◆ Exercise:
From the entries below, copy every line holding the word "this".

Stored items
☆ ☆ ☆ ☆
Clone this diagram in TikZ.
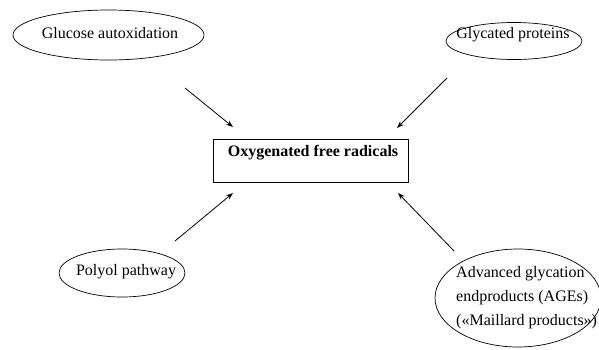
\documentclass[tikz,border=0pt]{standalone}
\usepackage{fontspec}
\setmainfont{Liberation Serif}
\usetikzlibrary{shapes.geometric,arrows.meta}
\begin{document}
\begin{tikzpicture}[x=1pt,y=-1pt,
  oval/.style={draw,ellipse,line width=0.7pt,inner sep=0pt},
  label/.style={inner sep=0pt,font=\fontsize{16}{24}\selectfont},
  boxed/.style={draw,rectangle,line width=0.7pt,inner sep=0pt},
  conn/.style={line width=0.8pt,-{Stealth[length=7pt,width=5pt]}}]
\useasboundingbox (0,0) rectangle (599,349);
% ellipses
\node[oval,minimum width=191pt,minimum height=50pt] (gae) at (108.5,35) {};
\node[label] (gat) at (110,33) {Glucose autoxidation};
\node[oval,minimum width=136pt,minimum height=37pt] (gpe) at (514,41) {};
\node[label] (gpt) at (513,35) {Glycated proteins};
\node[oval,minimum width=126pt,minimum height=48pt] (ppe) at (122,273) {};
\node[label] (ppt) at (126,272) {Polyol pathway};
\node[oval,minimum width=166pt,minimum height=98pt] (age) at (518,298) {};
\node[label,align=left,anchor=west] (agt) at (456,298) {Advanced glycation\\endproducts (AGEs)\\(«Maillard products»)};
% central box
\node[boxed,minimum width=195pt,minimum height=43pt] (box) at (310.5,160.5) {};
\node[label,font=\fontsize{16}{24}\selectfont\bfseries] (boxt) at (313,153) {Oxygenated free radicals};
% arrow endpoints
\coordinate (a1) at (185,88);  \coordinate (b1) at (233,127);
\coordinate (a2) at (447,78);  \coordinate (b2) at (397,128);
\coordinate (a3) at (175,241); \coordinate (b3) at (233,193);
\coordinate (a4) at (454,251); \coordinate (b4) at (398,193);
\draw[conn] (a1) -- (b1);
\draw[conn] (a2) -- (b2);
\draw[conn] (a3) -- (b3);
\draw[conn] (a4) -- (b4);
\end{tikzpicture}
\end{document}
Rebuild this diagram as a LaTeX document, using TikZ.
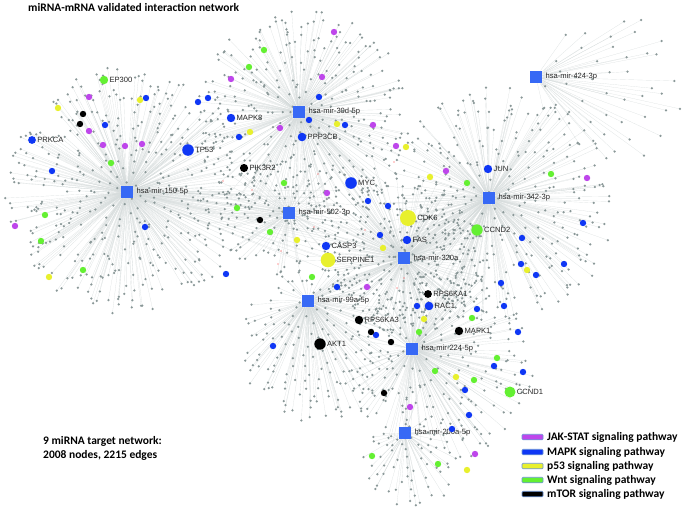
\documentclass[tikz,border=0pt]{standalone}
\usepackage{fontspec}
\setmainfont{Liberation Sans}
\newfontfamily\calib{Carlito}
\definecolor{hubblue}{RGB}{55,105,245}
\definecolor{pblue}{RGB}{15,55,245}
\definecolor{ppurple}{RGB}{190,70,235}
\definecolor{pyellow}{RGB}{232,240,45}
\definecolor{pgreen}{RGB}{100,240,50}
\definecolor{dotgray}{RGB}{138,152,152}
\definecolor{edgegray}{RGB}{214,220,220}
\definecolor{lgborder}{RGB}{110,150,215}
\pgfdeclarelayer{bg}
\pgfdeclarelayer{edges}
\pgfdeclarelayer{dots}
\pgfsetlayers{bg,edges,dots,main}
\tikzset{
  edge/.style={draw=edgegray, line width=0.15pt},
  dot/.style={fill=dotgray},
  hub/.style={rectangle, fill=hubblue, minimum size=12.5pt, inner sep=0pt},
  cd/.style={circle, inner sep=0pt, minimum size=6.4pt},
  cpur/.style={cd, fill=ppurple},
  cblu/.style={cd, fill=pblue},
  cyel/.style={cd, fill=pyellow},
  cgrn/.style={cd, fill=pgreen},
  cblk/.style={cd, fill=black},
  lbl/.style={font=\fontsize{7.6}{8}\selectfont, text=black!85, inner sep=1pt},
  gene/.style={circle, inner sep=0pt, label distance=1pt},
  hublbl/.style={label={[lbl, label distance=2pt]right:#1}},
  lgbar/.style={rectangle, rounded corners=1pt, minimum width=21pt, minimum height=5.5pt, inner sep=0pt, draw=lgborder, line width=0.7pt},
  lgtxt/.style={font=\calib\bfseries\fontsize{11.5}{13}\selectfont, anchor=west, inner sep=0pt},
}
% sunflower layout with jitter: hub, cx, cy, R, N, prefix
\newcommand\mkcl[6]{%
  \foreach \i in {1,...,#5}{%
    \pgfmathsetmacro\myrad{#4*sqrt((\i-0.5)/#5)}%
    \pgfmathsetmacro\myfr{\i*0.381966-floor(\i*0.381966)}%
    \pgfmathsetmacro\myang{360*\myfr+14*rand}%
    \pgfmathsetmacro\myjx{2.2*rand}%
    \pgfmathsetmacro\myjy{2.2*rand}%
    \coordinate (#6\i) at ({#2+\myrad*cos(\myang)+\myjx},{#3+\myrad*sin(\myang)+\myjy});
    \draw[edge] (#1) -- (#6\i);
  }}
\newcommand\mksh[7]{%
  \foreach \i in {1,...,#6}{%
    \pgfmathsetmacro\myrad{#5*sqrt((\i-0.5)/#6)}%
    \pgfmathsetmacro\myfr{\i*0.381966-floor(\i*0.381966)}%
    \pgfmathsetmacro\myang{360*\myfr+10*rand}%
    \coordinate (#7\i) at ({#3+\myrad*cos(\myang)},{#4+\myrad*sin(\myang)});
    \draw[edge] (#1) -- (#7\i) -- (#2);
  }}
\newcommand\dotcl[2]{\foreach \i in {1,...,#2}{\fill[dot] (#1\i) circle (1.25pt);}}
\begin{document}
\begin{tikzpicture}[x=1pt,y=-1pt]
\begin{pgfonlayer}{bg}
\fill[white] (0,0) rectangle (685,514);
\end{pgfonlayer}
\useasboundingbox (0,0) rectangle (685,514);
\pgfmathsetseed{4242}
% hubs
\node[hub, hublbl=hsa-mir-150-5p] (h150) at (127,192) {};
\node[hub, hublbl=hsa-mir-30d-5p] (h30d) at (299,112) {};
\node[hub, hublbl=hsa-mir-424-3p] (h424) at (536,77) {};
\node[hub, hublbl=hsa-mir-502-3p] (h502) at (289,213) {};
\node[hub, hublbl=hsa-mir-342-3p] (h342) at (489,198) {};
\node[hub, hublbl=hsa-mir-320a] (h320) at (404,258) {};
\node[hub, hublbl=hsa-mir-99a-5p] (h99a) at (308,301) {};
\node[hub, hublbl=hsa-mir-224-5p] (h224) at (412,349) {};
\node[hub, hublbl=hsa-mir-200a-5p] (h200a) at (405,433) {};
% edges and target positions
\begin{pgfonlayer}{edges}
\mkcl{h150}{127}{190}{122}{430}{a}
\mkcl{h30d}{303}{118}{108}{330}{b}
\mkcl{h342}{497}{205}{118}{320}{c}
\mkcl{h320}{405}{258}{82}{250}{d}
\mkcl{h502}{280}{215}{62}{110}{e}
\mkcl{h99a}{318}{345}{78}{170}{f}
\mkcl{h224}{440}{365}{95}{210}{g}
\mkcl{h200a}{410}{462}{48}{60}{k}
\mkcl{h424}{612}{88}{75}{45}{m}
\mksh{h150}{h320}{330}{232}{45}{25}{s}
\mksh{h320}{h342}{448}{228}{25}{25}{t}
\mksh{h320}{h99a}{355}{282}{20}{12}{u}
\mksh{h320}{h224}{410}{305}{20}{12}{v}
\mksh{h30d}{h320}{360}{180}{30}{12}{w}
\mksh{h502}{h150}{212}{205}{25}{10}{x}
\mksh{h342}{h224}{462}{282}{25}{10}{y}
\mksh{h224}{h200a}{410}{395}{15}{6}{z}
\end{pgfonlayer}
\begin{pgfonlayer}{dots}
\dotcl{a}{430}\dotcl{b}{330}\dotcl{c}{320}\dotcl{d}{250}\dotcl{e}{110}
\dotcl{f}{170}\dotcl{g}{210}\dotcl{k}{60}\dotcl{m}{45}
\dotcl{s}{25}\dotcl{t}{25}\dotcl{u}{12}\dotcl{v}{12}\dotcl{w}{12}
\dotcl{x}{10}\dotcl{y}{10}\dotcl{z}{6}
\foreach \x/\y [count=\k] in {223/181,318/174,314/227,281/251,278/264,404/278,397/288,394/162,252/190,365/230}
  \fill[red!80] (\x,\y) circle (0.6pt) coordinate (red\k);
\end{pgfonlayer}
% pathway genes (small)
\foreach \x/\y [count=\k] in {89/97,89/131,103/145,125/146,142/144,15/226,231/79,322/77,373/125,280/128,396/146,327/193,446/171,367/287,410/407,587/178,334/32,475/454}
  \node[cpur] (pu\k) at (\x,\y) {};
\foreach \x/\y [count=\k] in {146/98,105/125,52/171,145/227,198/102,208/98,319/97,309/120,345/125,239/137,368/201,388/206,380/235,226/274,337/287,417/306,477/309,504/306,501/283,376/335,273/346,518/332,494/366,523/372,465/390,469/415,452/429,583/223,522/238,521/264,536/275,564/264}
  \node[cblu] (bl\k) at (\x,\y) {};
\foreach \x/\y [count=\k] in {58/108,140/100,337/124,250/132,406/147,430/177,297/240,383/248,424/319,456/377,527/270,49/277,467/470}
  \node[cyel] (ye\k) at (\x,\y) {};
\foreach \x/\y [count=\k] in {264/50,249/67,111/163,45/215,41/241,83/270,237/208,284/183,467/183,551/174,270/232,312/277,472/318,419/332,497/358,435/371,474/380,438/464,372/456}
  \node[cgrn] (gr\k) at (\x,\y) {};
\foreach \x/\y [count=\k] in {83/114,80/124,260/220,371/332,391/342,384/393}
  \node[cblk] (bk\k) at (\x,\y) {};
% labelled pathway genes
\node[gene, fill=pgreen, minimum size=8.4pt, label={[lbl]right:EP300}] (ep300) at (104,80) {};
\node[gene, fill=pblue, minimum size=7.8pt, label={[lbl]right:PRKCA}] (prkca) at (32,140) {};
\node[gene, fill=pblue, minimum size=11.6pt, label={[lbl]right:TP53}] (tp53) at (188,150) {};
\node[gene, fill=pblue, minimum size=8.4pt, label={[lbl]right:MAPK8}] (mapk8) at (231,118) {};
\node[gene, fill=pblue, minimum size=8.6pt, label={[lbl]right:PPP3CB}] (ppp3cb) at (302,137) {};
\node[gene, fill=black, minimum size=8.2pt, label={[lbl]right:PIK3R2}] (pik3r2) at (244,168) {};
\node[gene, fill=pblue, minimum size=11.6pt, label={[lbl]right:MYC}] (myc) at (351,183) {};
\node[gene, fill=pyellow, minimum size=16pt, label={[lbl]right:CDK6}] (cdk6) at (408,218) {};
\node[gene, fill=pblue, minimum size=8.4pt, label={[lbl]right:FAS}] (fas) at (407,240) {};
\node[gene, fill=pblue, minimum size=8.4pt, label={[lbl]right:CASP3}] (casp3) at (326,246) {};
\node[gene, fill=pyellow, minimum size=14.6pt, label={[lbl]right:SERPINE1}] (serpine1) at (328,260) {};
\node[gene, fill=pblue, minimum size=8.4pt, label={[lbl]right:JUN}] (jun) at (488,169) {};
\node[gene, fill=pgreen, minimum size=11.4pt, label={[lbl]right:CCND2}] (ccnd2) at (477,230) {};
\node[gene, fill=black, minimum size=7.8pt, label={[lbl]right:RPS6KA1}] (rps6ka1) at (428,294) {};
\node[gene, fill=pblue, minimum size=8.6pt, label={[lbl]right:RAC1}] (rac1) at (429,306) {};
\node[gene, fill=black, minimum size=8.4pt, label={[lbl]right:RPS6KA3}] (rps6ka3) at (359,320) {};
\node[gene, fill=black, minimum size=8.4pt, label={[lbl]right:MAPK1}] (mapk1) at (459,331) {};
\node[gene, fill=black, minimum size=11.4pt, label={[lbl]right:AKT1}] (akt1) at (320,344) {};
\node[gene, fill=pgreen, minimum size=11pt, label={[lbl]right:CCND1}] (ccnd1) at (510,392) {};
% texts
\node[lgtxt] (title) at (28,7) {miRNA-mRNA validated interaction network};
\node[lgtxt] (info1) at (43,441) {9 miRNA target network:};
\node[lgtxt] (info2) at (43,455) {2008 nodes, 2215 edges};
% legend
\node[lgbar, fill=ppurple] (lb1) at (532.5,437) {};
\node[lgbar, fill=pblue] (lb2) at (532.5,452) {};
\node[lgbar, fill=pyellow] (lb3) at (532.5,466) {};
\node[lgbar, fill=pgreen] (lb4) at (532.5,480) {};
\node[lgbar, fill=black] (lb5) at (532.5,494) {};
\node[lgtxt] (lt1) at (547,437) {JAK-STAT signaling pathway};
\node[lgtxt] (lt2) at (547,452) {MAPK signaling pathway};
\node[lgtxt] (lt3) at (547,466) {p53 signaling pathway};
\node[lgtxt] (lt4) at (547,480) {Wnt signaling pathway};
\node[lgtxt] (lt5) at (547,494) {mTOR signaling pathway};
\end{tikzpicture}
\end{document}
☆ ☆ ☆ ☆
◆ Answer to the task:
Clone this diagram in TikZ.
Rebuild this diagram as a LaTeX document, using TikZ.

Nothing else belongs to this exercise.